### DATA EXTRACT
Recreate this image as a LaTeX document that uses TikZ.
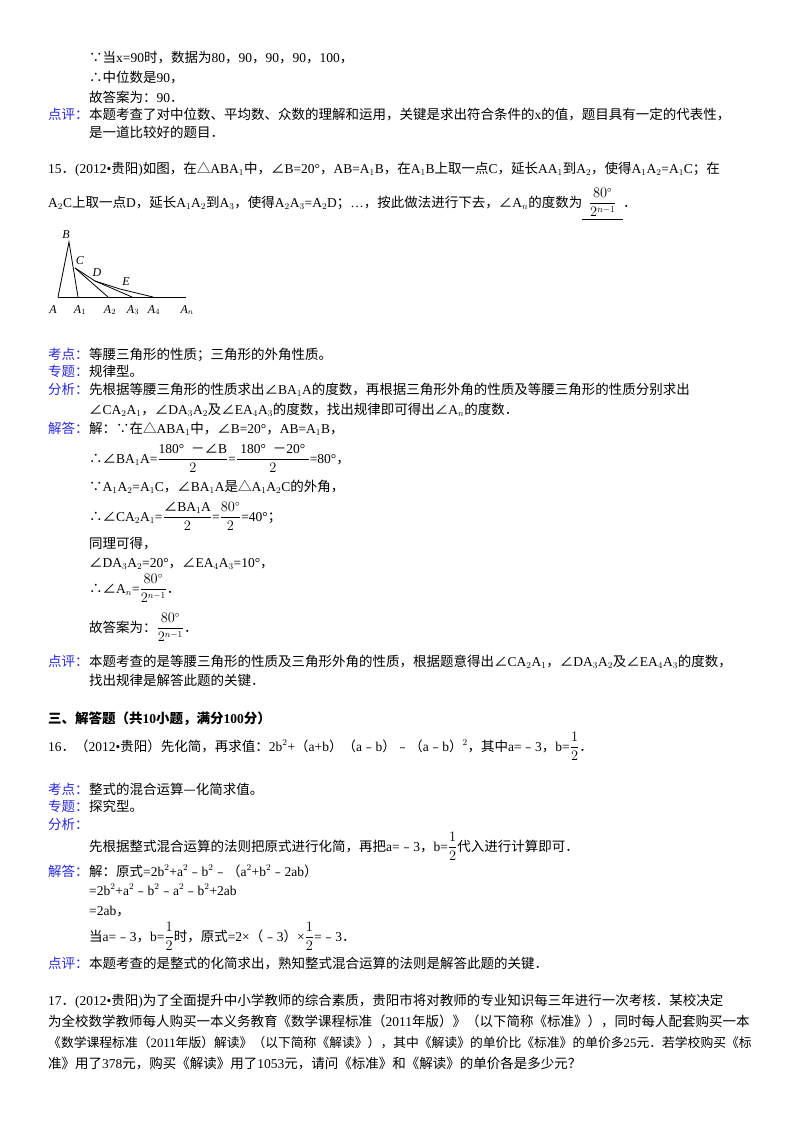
\documentclass[tikz,border=0pt]{standalone}
\usepackage{amsmath}
\usepackage{fontspec}
\setmainfont{Liberation Serif}
\newfontfamily\cjk{Noto Sans CJK SC}
\newfontfamily\latn{Liberation Serif}
\newXeTeXintercharclass\cjkclass
\newcount\cc
\def\setcls#1#2{\cc=#1\relax\loop\XeTeXcharclass\cc=\cjkclass\advance\cc by 1\ifnum\cc<#2\repeat}
\setcls{"2200}{"2300}
\setcls{"25A0}{"2600}
\setcls{"3000}{"9FFF}
\setcls{"FE30}{"FE70}
\setcls{"FF00}{"FFEF}
\XeTeXcharclass"2014=\cjkclass
\XeTeXinterchartoks 0 \cjkclass = {\cjk}
\XeTeXinterchartoks 4095 \cjkclass = {\cjk}
\XeTeXinterchartoks \cjkclass 0 = {\latn}
\XeTeXinterchartoks \cjkclass 4095 = {\latn}
\XeTeXinterchartokenstate=1
\definecolor{lab}{RGB}{40,40,220}
\tikzset{
 t/.style={anchor=base west,inner sep=0pt,font=\fontsize{13.5}{16}\selectfont},
 lb/.style={t,text=lab},
 fl/.style={font=\itshape\fontsize{12}{14}\selectfont,inner sep=0pt}
}
\begin{document}
\begin{tikzpicture}[x=1pt,y=-1pt]
\useasboundingbox (0,0) rectangle (800,1132);
\node[t] (l1) at (89,63) {∵当x=90时，数据为80，90，90，90，100，};
\node[t] (l2) at (89,82) {∴中位数是90，};
\node[t] (l3) at (89,102) {故答案为：90．};
\node[lb] (k0) at (48,119) {点评：};
\node[t] (l4) at (89,119) {本题考查了对中位数、平均数、众数的理解和运用，关键是求出符合条件的x的值，题目具有一定的代表性，};
\node[t] (l5) at (89,137) {是一道比较好的题目．};
\node[t] (q15a) at (48,173) {15．(2012•贵阳)如图，在△ABA$_1$中，∠B=20°，AB=A$_1$B，在A$_1$B上取一点C，延长AA$_1$到A$_2$，使得A$_1$A$_2$=A$_1$C；在};
\node[t] (q15b) at (48,207) {A$_2$C上取一点D，延长A$_1$A$_2$到A$_3$，使得A$_2$A$_3$=A$_2$D；…，按此做法进行下去，∠A$_n$的度数为\underline{\ \ $\dfrac{80^\circ}{2^{n-1}}$\ \ }．};
% figure
\coordinate (A) at (58,297); \coordinate (B) at (69,242); \coordinate (A1) at (78,297);
\coordinate (C) at (75,268); \coordinate (A2) at (108,297); \coordinate (D) at (95,281);
\coordinate (A3) at (132,297); \coordinate (E) at (120,289); \coordinate (A4) at (153,297);
\coordinate (An) at (186,297);
\draw[line width=0.8pt] (A) -- (B) -- (A1);
\draw[line width=0.8pt] (A) -- (An);
\draw[line width=0.8pt] (C) -- (A2);
\draw[line width=0.8pt] (C) -- (D) -- (A3);
\draw[line width=0.8pt] (D) -- (E) -- (A4);
\node[fl] (nB) at (66,235) {B};
\node[fl] (nC) at (80,261) {C};
\node[fl] (nD) at (97,273) {D};
\node[fl] (nE) at (126,282) {E};
\node[fl] (nA) at (53,310) {A};
\node[fl] (nA1) at (80,310) {A$_1$};
\node[fl] (nA2) at (110,310) {A$_2$};
\node[fl] (nA3) at (133,310) {A$_3$};
\node[fl] (nA4) at (154,310) {A$_4$};
\node[fl] (nAn) at (187,310) {A$_n$};
\node[lb] (k1) at (48,359) {考点：};
\node[t] (s1) at (89,359) {等腰三角形的性质；三角形的外角性质。};
\node[lb] (k2) at (48,376) {专题：};
\node[t] (s2) at (89,376) {规律型。};
\node[lb] (k3) at (48,394) {分析：};
\node[t] (s3) at (89,394) {先根据等腰三角形的性质求出∠BA$_1$A的度数，再根据三角形外角的性质及等腰三角形的性质分别求出};
\node[t] (s4) at (89,414) {∠CA$_2$A$_1$，∠DA$_3$A$_2$及∠EA$_4$A$_3$的度数，找出规律即可得出∠A$_n$的度数．};
\node[lb] (k4) at (48,433) {解答：};
\node[t] (s5) at (89,433) {解：∵在△ABA$_1$中，∠B=20°，AB=A$_1$B，};
\node[t] (s6) at (89,463) {∴∠BA$_1$A=$\dfrac{\mbox{180°\ \ －∠B}}{2}$=$\dfrac{\mbox{\ 180°\ \ －20°\ }}{2}$=80°，};
\node[t] (s7) at (89,491) {∵A$_1$A$_2$=A$_1$C，∠BA$_1$A是△A$_1$A$_2$C的外角，};
\node[t] (s8) at (89,521) {∴∠CA$_2$A$_1$=$\dfrac{\mbox{∠BA$_1$A}}{2}$=$\dfrac{80^\circ}{2}$=40°；};
\node[t] (s9) at (89,548) {同理可得，};
\node[t] (s10) at (89,567) {∠DA$_3$A$_2$=20°，∠EA$_4$A$_3$=10°，};
\node[t] (s11) at (89,593) {∴∠A$_n$=$\dfrac{80^\circ}{2^{n-1}}$．};
\node[t] (s12) at (89,632) {故答案为：$\dfrac{80^\circ}{2^{n-1}}$．};
\node[lb] (k5) at (48,666) {点评：};
\node[t] (s13) at (89,666) {本题考查的是等腰三角形的性质及三角形外角的性质，根据题意得出∠CA$_2$A$_1$，∠DA$_3$A$_2$及∠EA$_4$A$_3$的度数，};
\node[t] (s14) at (89,685) {找出规律是解答此题的关键．};
\node[t,font=\bfseries\fontsize{13.5}{16}\selectfont] (h3) at (48,723) {三、解答题（共10小题，满分100分）};
\node[t] (q16) at (48,751) {16．（2012•贵阳）先化简，再求值：2b$^2$+（a+b）（a﹣b）﹣（a﹣b）$^2$，其中a=﹣3，b=$\dfrac{1}{2}$．};
\node[lb] (k6) at (48,794) {考点：};
\node[t] (u1) at (89,794) {整式的混合运算—化简求值。};
\node[lb] (k7) at (48,811) {专题：};
\node[t] (u2) at (89,811) {探究型。};
\node[lb] (k8) at (48,829) {分析：};
\node[t] (u3) at (89,851) {先根据整式混合运算的法则把原式进行化简，再把a=﹣3，b=$\dfrac{1}{2}$代入进行计算即可．};
\node[lb] (k9) at (48,876) {解答：};
\node[t] (u4) at (89,876) {解：原式=2b$^2$+a$^2$﹣b$^2$﹣（a$^2$+b$^2$﹣2ab）};
\node[t] (u5) at (89,895) {=2b$^2$+a$^2$﹣b$^2$﹣a$^2$﹣b$^2$+2ab};
\node[t] (u6) at (89,915) {=2ab，};
\node[t] (u7) at (89,941) {当a=﹣3，b=$\dfrac{1}{2}$时，原式=2×（﹣3）×$\dfrac{1}{2}$=﹣3．};
\node[lb] (k10) at (48,968) {点评：};
\node[t] (u8) at (89,968) {本题考查的是整式的化简求出，熟知整式混合运算的法则是解答此题的关键．};
\node[t] (q17a) at (48,1005) {17．(2012•贵阳)为了全面提升中小学教师的综合素质，贵阳市将对教师的专业知识每三年进行一次考核．某校决定};
\node[t] (q17b) at (48,1026) {为全校数学教师每人购买一本义务教育《数学课程标准（2011年版）》（以下简称《标准》），同时每人配套购买一本};
\node[t,font=\fontsize{12.8}{16}\selectfont] (q17c) at (48,1047) {《数学课程标准（2011年版）解读》（以下简称《解读》），其中《解读》的单价比《标准》的单价多25元．若学校购买《标};
\node[t] (q17d) at (48,1068) {准》用了378元，购买《解读》用了1053元，请问《标准》和《解读》的单价各是多少元？};
\end{tikzpicture}
\end{document}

### INSTRUCTION
Leave out the pictures and print every line of the data exactly.

### RESULT
Recreate this image as a LaTeX document that uses TikZ.
\documentclass[tikz,border=0pt]{standalone}
\usepackage{amsmath}
\usepackage{fontspec}
\setmainfont{Liberation Serif}
\newfontfamily\cjk{Noto Sans CJK SC}
\newfontfamily\latn{Liberation Serif}
\newXeTeXintercharclass\cjkclass
\newcount\cc
\def\setcls#1#2{\cc=#1\relax\loop\XeTeXcharclass\cc=\cjkclass\advance\cc by 1\ifnum\cc<#2\repeat}
\setcls{"2200}{"2300}
\setcls{"25A0}{"2600}
\setcls{"3000}{"9FFF}
\setcls{"FE30}{"FE70}
\setcls{"FF00}{"FFEF}
\XeTeXcharclass"2014=\cjkclass
\XeTeXinterchartoks 0 \cjkclass = {\cjk}
\XeTeXinterchartoks 4095 \cjkclass = {\cjk}
\XeTeXinterchartoks \cjkclass 0 = {\latn}
\XeTeXinterchartoks \cjkclass 4095 = {\latn}
\XeTeXinterchartokenstate=1
\definecolor{lab}{RGB}{40,40,220}
\tikzset{
 t/.style={anchor=base west,inner sep=0pt,font=\fontsize{13.5}{16}\selectfont},
 lb/.style={t,text=lab},
 fl/.style={font=\itshape\fontsize{12}{14}\selectfont,inner sep=0pt}
}
\begin{document}
\begin{tikzpicture}[x=1pt,y=-1pt]
\useasboundingbox (0,0) rectangle (800,1132);
\node[t] (l1) at (89,63) {∵当x=90时，数据为80，90，90，90，100，};
\node[t] (l2) at (89,82) {∴中位数是90，};
\node[t] (l3) at (89,102) {故答案为：90．};
\node[lb] (k0) at (48,119) {点评：};
\node[t] (l4) at (89,119) {本题考查了对中位数、平均数、众数的理解和运用，关键是求出符合条件的x的值，题目具有一定的代表性，};
\node[t] (l5) at (89,137) {是一道比较好的题目．};
\node[t] (q15a) at (48,173) {15．(2012•贵阳)如图，在△ABA$_1$中，∠B=20°，AB=A$_1$B，在A$_1$B上取一点C，延长AA$_1$到A$_2$，使得A$_1$A$_2$=A$_1$C；在};
\node[t] (q15b) at (48,207) {A$_2$C上取一点D，延长A$_1$A$_2$到A$_3$，使得A$_2$A$_3$=A$_2$D；…，按此做法进行下去，∠A$_n$的度数为\underline{\ \ $\dfrac{80^\circ}{2^{n-1}}$\ \ }．};
% figure
\coordinate (A) at (58,297); \coordinate (B) at (69,242); \coordinate (A1) at (78,297);
\coordinate (C) at (75,268); \coordinate (A2) at (108,297); \coordinate (D) at (95,281);
\coordinate (A3) at (132,297); \coordinate (E) at (120,289); \coordinate (A4) at (153,297);
\coordinate (An) at (186,297);
\draw[line width=0.8pt] (A) -- (B) -- (A1);
\draw[line width=0.8pt] (A) -- (An);
\draw[line width=0.8pt] (C) -- (A2);
\draw[line width=0.8pt] (C) -- (D) -- (A3);
\draw[line width=0.8pt] (D) -- (E) -- (A4);
\node[fl] (nB) at (66,235) {B};
\node[fl] (nC) at (80,261) {C};
\node[fl] (nD) at (97,273) {D};
\node[fl] (nE) at (126,282) {E};
\node[fl] (nA) at (53,310) {A};
\node[fl] (nA1) at (80,310) {A$_1$};
\node[fl] (nA2) at (110,310) {A$_2$};
\node[fl] (nA3) at (133,310) {A$_3$};
\node[fl] (nA4) at (154,310) {A$_4$};
\node[fl] (nAn) at (187,310) {A$_n$};
\node[lb] (k1) at (48,359) {考点：};
\node[t] (s1) at (89,359) {等腰三角形的性质；三角形的外角性质。};
\node[lb] (k2) at (48,376) {专题：};
\node[t] (s2) at (89,376) {规律型。};
\node[lb] (k3) at (48,394) {分析：};
\node[t] (s3) at (89,394) {先根据等腰三角形的性质求出∠BA$_1$A的度数，再根据三角形外角的性质及等腰三角形的性质分别求出};
\node[t] (s4) at (89,414) {∠CA$_2$A$_1$，∠DA$_3$A$_2$及∠EA$_4$A$_3$的度数，找出规律即可得出∠A$_n$的度数．};
\node[lb] (k4) at (48,433) {解答：};
\node[t] (s5) at (89,433) {解：∵在△ABA$_1$中，∠B=20°，AB=A$_1$B，};
\node[t] (s6) at (89,463) {∴∠BA$_1$A=$\dfrac{\mbox{180°\ \ －∠B}}{2}$=$\dfrac{\mbox{\ 180°\ \ －20°\ }}{2}$=80°，};
\node[t] (s7) at (89,491) {∵A$_1$A$_2$=A$_1$C，∠BA$_1$A是△A$_1$A$_2$C的外角，};
\node[t] (s8) at (89,521) {∴∠CA$_2$A$_1$=$\dfrac{\mbox{∠BA$_1$A}}{2}$=$\dfrac{80^\circ}{2}$=40°；};
\node[t] (s9) at (89,548) {同理可得，};
\node[t] (s10) at (89,567) {∠DA$_3$A$_2$=20°，∠EA$_4$A$_3$=10°，};
\node[t] (s11) at (89,593) {∴∠A$_n$=$\dfrac{80^\circ}{2^{n-1}}$．};
\node[t] (s12) at (89,632) {故答案为：$\dfrac{80^\circ}{2^{n-1}}$．};
\node[lb] (k5) at (48,666) {点评：};
\node[t] (s13) at (89,666) {本题考查的是等腰三角形的性质及三角形外角的性质，根据题意得出∠CA$_2$A$_1$，∠DA$_3$A$_2$及∠EA$_4$A$_3$的度数，};
\node[t] (s14) at (89,685) {找出规律是解答此题的关键．};
\node[t,font=\bfseries\fontsize{13.5}{16}\selectfont] (h3) at (48,723) {三、解答题（共10小题，满分100分）};
\node[t] (q16) at (48,751) {16．（2012•贵阳）先化简，再求值：2b$^2$+（a+b）（a﹣b）﹣（a﹣b）$^2$，其中a=﹣3，b=$\dfrac{1}{2}$．};
\node[lb] (k6) at (48,794) {考点：};
\node[t] (u1) at (89,794) {整式的混合运算—化简求值。};
\node[lb] (k7) at (48,811) {专题：};
\node[t] (u2) at (89,811) {探究型。};
\node[lb] (k8) at (48,829) {分析：};
\node[t] (u3) at (89,851) {先根据整式混合运算的法则把原式进行化简，再把a=﹣3，b=$\dfrac{1}{2}$代入进行计算即可．};
\node[lb] (k9) at (48,876) {解答：};
\node[t] (u4) at (89,876) {解：原式=2b$^2$+a$^2$﹣b$^2$﹣（a$^2$+b$^2$﹣2ab）};
\node[t] (u5) at (89,895) {=2b$^2$+a$^2$﹣b$^2$﹣a$^2$﹣b$^2$+2ab};
\node[t] (u6) at (89,915) {=2ab，};
\node[t] (u7) at (89,941) {当a=﹣3，b=$\dfrac{1}{2}$时，原式=2×（﹣3）×$\dfrac{1}{2}$=﹣3．};
\node[lb] (k10) at (48,968) {点评：};
\node[t] (u8) at (89,968) {本题考查的是整式的化简求出，熟知整式混合运算的法则是解答此题的关键．};
\node[t] (q17a) at (48,1005) {17．(2012•贵阳)为了全面提升中小学教师的综合素质，贵阳市将对教师的专业知识每三年进行一次考核．某校决定};
\node[t] (q17b) at (48,1026) {为全校数学教师每人购买一本义务教育《数学课程标准（2011年版）》（以下简称《标准》），同时每人配套购买一本};
\node[t,font=\fontsize{12.8}{16}\selectfont] (q17c) at (48,1047) {《数学课程标准（2011年版）解读》（以下简称《解读》），其中《解读》的单价比《标准》的单价多25元．若学校购买《标};
\node[t] (q17d) at (48,1068) {准》用了378元，购买《解读》用了1053元，请问《标准》和《解读》的单价各是多少元？};
\end{tikzpicture}
\end{document}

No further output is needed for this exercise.